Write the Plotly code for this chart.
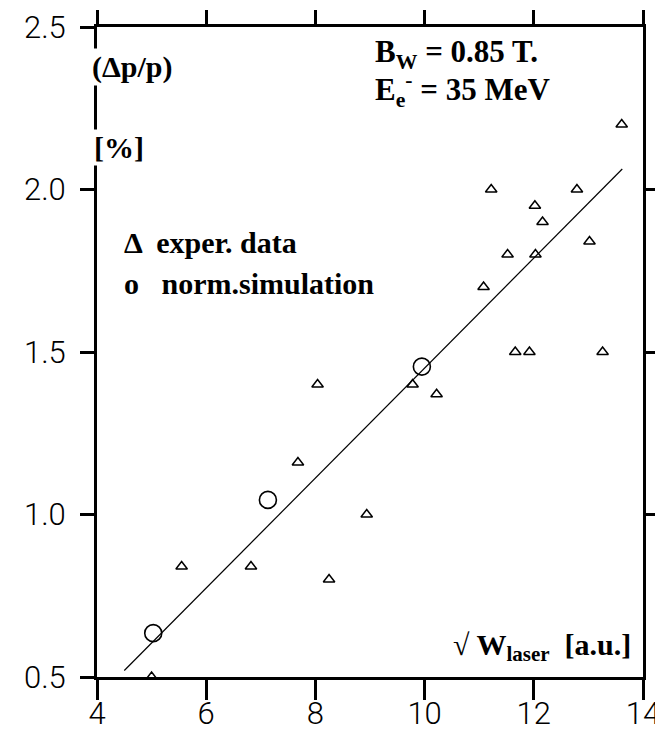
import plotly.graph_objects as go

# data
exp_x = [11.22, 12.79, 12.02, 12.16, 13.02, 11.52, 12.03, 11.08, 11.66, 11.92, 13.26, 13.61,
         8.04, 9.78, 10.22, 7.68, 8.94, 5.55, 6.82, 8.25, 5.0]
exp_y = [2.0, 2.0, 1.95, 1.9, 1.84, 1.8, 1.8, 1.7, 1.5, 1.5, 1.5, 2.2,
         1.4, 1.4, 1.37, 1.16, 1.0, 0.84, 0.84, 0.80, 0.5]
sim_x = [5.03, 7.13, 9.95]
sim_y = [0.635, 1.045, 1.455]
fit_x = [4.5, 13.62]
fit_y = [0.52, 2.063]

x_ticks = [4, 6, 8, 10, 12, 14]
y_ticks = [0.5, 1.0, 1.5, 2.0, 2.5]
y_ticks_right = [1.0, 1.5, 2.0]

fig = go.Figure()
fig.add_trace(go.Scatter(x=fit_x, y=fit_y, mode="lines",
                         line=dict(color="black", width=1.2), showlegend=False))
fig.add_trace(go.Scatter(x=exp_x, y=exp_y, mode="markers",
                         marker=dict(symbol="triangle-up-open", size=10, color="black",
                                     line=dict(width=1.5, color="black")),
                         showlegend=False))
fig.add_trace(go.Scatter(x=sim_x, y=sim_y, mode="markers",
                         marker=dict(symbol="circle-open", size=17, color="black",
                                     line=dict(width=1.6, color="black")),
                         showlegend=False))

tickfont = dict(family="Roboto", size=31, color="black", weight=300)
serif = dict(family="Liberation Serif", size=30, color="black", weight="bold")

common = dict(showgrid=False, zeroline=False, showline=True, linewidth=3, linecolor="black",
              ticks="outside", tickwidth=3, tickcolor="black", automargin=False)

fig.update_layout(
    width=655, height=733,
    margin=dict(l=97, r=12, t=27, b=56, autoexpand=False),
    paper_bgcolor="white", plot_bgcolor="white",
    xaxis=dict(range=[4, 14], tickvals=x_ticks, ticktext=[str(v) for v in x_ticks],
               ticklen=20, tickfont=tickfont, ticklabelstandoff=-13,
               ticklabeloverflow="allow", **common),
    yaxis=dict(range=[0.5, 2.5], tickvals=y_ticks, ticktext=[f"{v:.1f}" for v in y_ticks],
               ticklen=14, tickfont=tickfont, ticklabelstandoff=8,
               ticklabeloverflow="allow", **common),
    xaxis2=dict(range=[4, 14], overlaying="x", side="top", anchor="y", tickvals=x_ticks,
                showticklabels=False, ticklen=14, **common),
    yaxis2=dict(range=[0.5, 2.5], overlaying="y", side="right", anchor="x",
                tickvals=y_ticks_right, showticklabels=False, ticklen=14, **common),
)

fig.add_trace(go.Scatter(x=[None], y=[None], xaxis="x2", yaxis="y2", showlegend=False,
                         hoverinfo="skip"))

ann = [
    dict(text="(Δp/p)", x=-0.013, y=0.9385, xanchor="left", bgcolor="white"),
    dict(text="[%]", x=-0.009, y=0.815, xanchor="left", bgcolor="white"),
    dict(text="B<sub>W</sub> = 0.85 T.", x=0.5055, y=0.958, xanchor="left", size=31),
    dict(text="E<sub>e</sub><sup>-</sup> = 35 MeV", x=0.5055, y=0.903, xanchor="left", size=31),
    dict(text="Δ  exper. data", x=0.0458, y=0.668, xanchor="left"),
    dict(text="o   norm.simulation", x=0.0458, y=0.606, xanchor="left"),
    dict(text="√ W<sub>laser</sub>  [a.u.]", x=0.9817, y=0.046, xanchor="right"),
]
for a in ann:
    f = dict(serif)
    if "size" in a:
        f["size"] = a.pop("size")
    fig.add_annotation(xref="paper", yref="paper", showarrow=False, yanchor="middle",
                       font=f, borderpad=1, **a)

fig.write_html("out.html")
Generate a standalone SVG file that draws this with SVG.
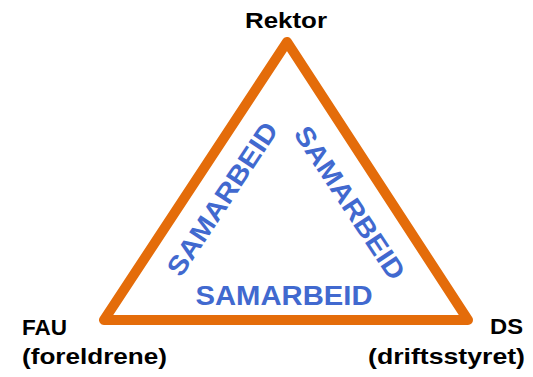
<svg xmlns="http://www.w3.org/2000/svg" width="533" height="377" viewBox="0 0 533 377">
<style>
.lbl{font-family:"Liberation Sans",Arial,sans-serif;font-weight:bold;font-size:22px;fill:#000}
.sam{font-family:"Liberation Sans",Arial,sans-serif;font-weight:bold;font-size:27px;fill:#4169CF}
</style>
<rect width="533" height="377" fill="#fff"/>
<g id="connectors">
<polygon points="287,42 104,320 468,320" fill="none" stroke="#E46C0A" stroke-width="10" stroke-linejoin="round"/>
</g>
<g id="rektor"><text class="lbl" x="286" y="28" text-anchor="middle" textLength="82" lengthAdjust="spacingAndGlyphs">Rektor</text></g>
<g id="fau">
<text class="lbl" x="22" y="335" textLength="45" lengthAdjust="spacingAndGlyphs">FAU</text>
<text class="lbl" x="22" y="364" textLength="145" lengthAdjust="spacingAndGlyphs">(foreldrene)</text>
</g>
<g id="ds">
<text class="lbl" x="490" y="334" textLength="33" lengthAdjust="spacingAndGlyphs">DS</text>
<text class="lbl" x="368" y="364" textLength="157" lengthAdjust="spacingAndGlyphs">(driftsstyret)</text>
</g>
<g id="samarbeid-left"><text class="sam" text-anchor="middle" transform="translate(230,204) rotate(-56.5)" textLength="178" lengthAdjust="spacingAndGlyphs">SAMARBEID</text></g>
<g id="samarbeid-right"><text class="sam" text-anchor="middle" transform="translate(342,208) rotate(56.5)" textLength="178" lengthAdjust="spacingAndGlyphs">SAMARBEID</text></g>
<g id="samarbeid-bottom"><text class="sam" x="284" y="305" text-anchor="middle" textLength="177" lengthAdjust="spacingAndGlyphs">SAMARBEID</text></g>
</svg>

------------------------------------------------

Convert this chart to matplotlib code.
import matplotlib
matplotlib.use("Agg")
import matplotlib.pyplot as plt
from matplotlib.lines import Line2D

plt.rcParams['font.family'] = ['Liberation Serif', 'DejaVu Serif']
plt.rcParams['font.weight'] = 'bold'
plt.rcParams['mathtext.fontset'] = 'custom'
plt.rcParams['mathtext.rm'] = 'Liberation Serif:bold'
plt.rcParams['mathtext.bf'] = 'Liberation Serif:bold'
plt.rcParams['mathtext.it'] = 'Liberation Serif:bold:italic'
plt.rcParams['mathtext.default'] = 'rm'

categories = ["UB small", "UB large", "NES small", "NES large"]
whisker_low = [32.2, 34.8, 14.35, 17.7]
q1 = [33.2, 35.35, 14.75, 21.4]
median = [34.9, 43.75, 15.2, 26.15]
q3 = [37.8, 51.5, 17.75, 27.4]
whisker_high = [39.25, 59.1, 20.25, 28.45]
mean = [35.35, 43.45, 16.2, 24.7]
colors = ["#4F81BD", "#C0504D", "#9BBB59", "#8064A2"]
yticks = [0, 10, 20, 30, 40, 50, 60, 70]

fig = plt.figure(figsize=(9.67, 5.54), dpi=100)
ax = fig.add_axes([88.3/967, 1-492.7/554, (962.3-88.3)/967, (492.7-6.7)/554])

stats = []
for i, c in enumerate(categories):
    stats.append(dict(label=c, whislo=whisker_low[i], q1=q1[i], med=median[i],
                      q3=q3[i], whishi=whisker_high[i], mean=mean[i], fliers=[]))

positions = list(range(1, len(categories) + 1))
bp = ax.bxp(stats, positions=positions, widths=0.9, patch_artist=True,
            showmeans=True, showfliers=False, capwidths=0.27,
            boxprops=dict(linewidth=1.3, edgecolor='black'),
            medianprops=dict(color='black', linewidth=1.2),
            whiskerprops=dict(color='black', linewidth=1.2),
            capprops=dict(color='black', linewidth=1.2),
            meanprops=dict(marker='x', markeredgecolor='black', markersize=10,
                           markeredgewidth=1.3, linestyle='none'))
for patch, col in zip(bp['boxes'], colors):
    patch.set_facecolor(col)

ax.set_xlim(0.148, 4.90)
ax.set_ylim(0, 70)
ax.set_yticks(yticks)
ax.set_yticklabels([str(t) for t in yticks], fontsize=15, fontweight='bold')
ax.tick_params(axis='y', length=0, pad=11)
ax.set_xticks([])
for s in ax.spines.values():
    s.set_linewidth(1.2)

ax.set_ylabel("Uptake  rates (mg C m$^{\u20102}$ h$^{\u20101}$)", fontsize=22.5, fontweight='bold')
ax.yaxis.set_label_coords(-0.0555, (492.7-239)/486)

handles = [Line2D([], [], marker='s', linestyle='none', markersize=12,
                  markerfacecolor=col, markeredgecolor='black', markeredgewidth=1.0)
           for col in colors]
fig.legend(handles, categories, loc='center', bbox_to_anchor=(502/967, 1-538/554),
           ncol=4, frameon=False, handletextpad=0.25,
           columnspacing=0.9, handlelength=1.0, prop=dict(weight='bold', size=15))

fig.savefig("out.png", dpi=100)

------------------------------------------------

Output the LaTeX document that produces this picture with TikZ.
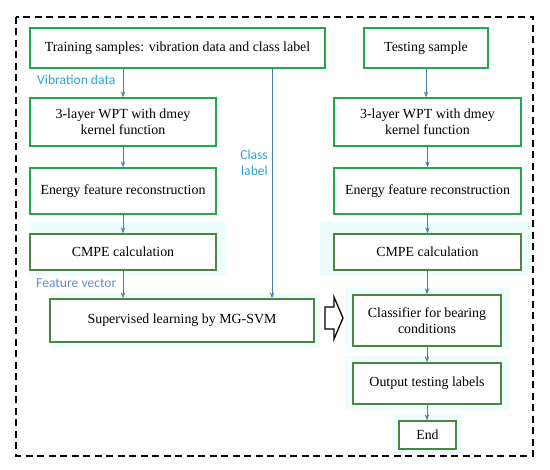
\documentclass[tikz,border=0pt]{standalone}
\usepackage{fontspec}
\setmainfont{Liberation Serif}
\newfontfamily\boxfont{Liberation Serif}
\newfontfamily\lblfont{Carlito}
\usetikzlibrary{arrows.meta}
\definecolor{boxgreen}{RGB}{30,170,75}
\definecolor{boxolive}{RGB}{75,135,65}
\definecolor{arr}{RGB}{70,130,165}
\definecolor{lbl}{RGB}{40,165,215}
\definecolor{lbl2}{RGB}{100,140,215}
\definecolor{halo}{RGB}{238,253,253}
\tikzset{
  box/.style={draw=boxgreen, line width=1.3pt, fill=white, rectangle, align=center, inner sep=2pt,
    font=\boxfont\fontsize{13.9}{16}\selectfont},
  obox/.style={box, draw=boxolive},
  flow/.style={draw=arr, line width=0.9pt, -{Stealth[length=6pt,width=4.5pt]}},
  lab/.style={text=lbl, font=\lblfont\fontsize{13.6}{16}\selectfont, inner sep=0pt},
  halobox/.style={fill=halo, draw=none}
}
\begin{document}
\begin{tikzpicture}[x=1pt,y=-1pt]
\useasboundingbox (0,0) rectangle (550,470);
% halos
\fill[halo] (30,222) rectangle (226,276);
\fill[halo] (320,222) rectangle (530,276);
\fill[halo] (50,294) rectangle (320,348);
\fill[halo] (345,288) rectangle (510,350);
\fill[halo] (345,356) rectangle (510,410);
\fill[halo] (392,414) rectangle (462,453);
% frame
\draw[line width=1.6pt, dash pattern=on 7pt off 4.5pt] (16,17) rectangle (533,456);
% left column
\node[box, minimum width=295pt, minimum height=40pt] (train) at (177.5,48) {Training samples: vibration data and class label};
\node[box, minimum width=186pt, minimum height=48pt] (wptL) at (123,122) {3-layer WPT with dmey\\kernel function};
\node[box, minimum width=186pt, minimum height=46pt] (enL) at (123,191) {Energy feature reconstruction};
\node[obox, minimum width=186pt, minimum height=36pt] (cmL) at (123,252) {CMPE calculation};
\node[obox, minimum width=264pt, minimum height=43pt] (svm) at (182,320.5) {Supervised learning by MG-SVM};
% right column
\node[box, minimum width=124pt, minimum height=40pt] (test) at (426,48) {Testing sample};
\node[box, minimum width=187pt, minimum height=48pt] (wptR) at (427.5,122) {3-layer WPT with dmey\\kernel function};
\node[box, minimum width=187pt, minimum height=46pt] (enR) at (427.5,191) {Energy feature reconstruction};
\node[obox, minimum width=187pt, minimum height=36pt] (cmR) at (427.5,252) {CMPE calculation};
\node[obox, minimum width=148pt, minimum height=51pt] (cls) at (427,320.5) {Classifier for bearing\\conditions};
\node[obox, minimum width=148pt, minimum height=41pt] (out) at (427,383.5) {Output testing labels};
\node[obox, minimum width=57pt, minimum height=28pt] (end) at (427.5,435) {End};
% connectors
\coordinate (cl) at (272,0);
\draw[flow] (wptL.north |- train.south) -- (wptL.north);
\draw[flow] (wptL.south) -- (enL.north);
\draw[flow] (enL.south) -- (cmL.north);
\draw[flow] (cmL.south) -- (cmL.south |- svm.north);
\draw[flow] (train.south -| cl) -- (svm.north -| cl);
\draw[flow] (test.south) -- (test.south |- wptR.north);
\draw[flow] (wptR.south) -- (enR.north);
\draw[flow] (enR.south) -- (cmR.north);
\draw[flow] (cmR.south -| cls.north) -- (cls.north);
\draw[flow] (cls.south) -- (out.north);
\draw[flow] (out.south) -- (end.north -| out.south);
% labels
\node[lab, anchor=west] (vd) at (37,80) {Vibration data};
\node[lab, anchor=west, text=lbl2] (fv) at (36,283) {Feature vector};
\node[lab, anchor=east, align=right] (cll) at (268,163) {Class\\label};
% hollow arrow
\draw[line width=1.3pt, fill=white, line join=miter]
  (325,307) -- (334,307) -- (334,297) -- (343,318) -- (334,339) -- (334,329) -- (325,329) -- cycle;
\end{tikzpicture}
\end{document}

------------------------------------------------

Stated task: Return the lines of the records that include the string "with".

Solution for this task:
Generate a standalone SVG file that draws this with SVG.
Output the LaTeX document that produces this picture with TikZ.
\node[box, minimum width=186pt, minimum height=48pt] (wptL) at (123,122) {3-layer WPT with dmey\\kernel function};
\node[box, minimum width=187pt, minimum height=48pt] (wptR) at (427.5,122) {3-layer WPT with dmey\\kernel function};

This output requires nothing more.